(Source code of charts)
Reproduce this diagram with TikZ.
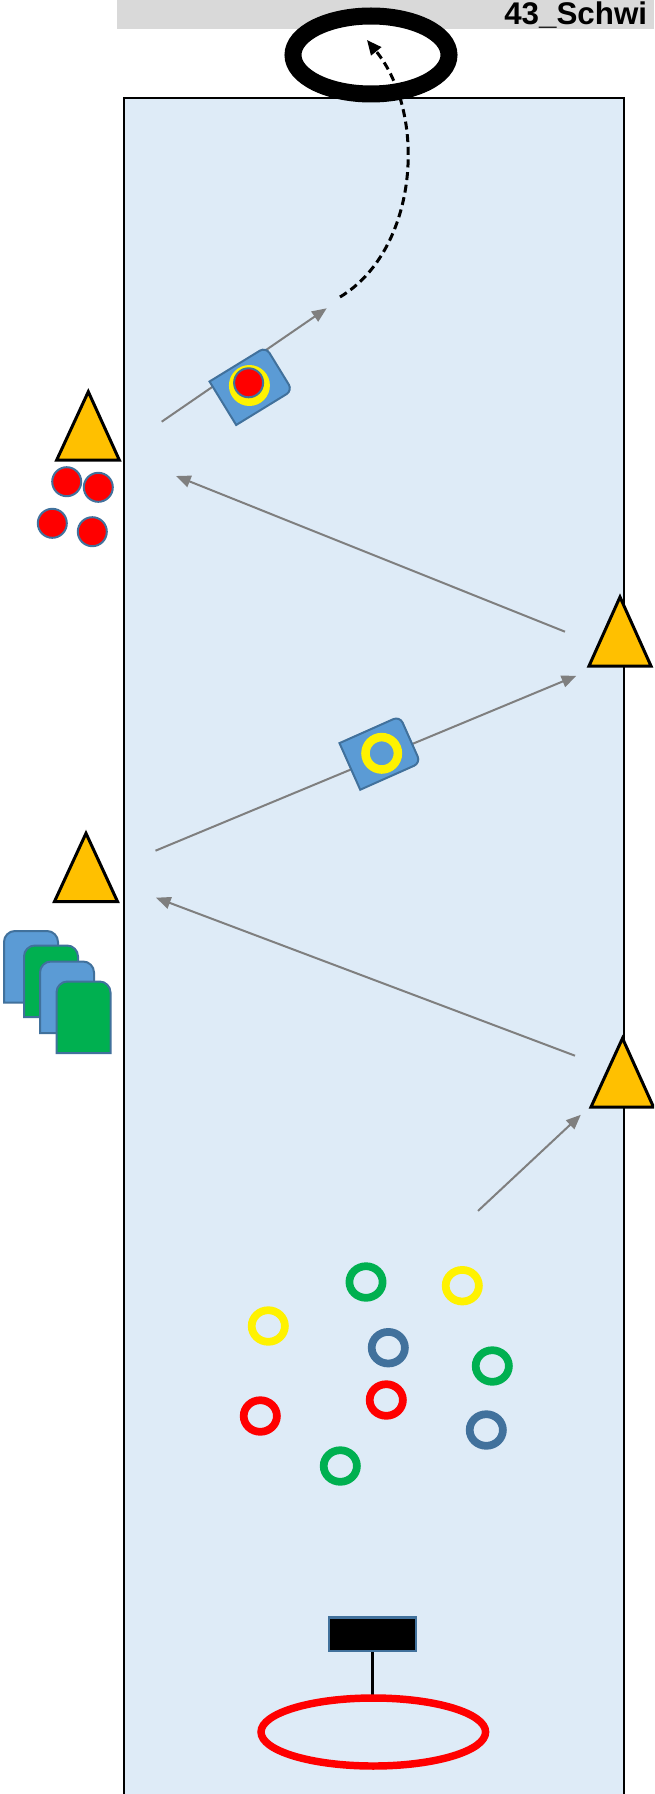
\documentclass[tikz,border=0pt]{standalone}
\usepackage{fontspec}
\setmainfont{Liberation Sans}
\usetikzlibrary{arrows.meta}
\definecolor{fieldblue}{HTML}{DEEBF7}
\definecolor{titlegray}{HTML}{D9D9D9}
\definecolor{conecol}{HTML}{FFC000}
\definecolor{boardblue}{HTML}{5B9BD5}
\definecolor{edgeblue}{HTML}{41719C}
\definecolor{ringgreen}{HTML}{00B050}
\definecolor{arrowgray}{HTML}{7F7F7F}
\begin{document}
\begin{tikzpicture}[x=0.75pt,y=-0.75pt,
  conestyle/.style={fill=conecol, draw=black, line width=2.25pt, line join=miter},
  ballstyle/.style={fill=red, draw=edgeblue, line width=1.5pt},
  boardstyle/.style={fill=boardblue, draw=edgeblue, line width=1.5pt},
  cardblue/.style={fill=boardblue, draw=edgeblue, line width=1.5pt},
  cardgreen/.style={fill=ringgreen, draw=edgeblue, line width=1.5pt},
  move/.style={draw=arrowgray, line width=1.5pt, -{Triangle[length=11pt,width=9pt]}},
  ringstyle/.style={line width=5.8pt},
  card/.pic={\path[pic actions] (0,71.5) -- (0,11) arc[start angle=180,end angle=270,radius=11] -- (43,0) arc[start angle=270,end angle=360,radius=11] -- (54,71.5) -- cycle;},
  board/.pic={\path[pic actions] (-33,-25.5) -- (26,-25.5) arc[start angle=270,end angle=360,radius=7] -- (33,18.5) arc[start angle=0,end angle=90,radius=7] -- (-33,25.5) -- cycle;}
]
\clip (0,0) rectangle (654,1794);
\fill[white] (0,0) rectangle (654,1794);
% title bar
\fill[titlegray] (117,0) rectangle (654,29);
\node[anchor=base west, font=\bfseries\fontsize{23.5}{27}\selectfont, inner sep=0] (title) at (504,25) {43\_Schwi};
% field
\draw[fill=fieldblue, line width=1.5pt] (123.5,98) rectangle (624,1840);
% top hoop
\draw[line width=12.75pt, fill=white] (371,55) ellipse[x radius=78, y radius=39];
% dashed path
\coordinate (dstart) at (340,297);
\coordinate (dend) at (367,40);
\draw[line width=2.25pt, dash pattern=on 6pt off 3.5pt, -{Triangle[length=11pt,width=9.5pt]}] (dstart) .. controls (418,250) and (428,115) .. (dend);
% movement arrows
\coordinate (a1s) at (161.7,421.7); \coordinate (a1e) at (326.7,308.3);
\coordinate (a2s) at (565,631.7);   \coordinate (a2e) at (176,476);
\coordinate (a3s) at (155.5,850.7); \coordinate (a3e) at (576.3,675.8);
\coordinate (a4s) at (575,1055.7);  \coordinate (a4e) at (156,897.7);
\coordinate (a5s) at (478,1210.9);  \coordinate (a5e) at (580.8,1114.8);
\draw[move] (a1s) -- (a1e);
\draw[move] (a2s) -- (a2e);
\draw[move] (a3s) -- (a3e);
\draw[move] (a4s) -- (a4e);
\draw[move] (a5s) -- (a5e);
% boards
\pic[boardstyle, rotate=31.5] (b1) at (251,386) {board};
\fill[yellow] (249.4,385.5) circle[radius=20.5];
\draw[ballstyle] (248.6,382.8) circle[radius=14.5];
\pic[boardstyle, rotate=24] (b2) at (380,753) {board};
\draw[yellow, line width=6.4pt] (381.7,753.3) circle[radius=16.2];
% cones
\draw[conestyle] (88.3,391.7) -- (119.3,460) -- (56.7,460) -- cycle;
\draw[conestyle] (620,597) -- (651,666) -- (589,666) -- cycle;
\draw[conestyle] (622.5,1038.3) -- (653.5,1107) -- (591,1107) -- cycle;
\draw[conestyle] (86,833.3) -- (117.5,901.5) -- (54.5,901.5) -- cycle;
% balls
\draw[ballstyle] (66.7,481.7) circle[radius=14.5];
\draw[ballstyle] (98.3,487.3) circle[radius=14.5];
\draw[ballstyle] (52.3,523.3) circle[radius=14.5];
\draw[ballstyle] (92.3,531.7) circle[radius=14.5];
% cards
\pic[cardblue] (c1) at (4,931) {card};
\pic[cardgreen] (c2) at (24,945.5) {card};
\pic[cardblue] (c3) at (40,961.5) {card};
\pic[cardgreen] (c4) at (56.5,981.5) {card};
% rings
\draw[ringstyle, ringgreen] (366,1282) ellipse[x radius=16.6, y radius=15.8];
\draw[ringstyle, yellow] (462.3,1285.7) ellipse[x radius=16.6, y radius=15.8];
\draw[ringstyle, yellow] (268.3,1326) ellipse[x radius=16.6, y radius=15.8];
\draw[ringstyle, edgeblue] (388.3,1347.7) ellipse[x radius=16.6, y radius=15.8];
\draw[ringstyle, ringgreen] (492.3,1366) ellipse[x radius=16.6, y radius=15.8];
\draw[ringstyle, red] (386.3,1400) ellipse[x radius=16.6, y radius=15.8];
\draw[ringstyle, red] (260.3,1416) ellipse[x radius=16.6, y radius=15.8];
\draw[ringstyle, edgeblue] (486.3,1430) ellipse[x radius=16.6, y radius=15.8];
\draw[ringstyle, ringgreen] (340.3,1466) ellipse[x radius=16.6, y radius=15.8];
% bottom flag and hoop
\node[fill=black, draw=edgeblue, line width=1.8pt, inner sep=0, minimum width=65pt, minimum height=25pt] (flag) at (372.5,1634.3) {};
\coordinate (hooptop) at (372.5,1698);
\draw[line width=2.25pt] (flag.south) -- (hooptop);
\draw[red, line width=5.6pt] (373.3,1732) ellipse[x radius=112.3, y radius=34];
\end{tikzpicture}
\end{document}
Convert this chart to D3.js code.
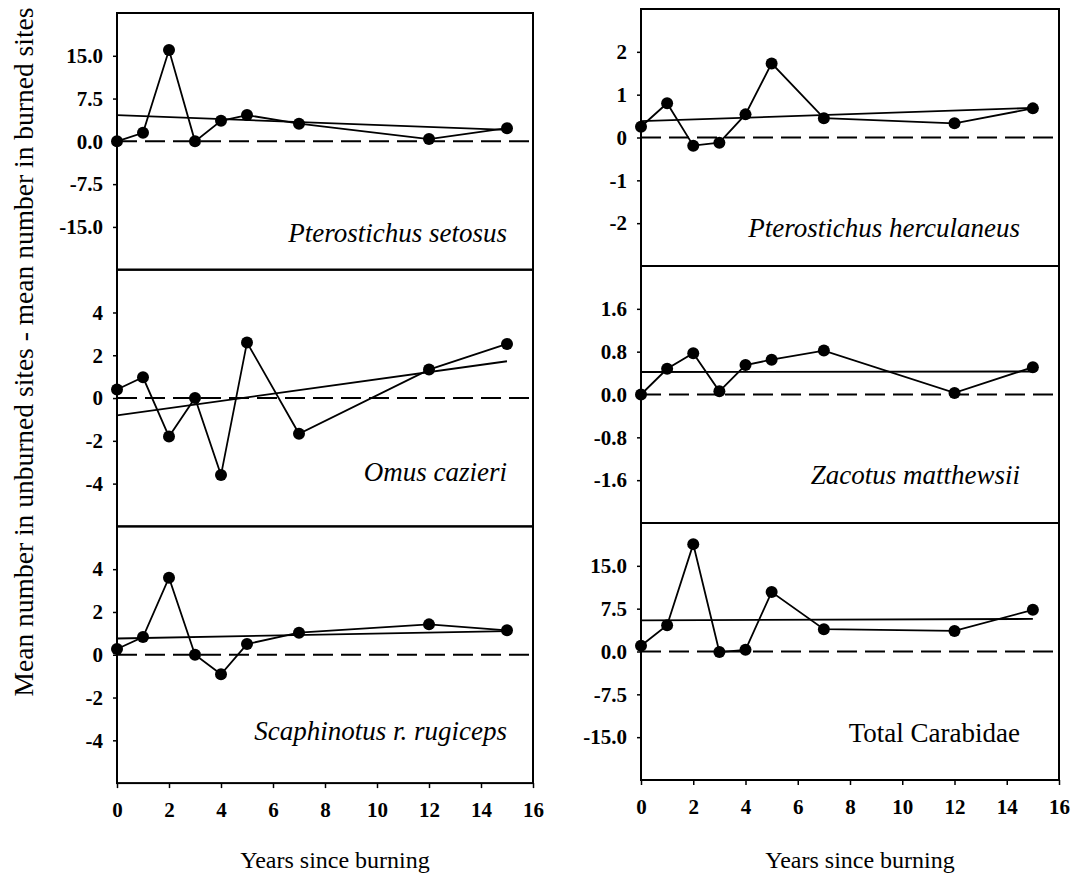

**Task goal:** Identify and list each line with the word "this".

**Correct answer:**
Reproduce this diagram with TikZ.
Convert this chart to D3.js code.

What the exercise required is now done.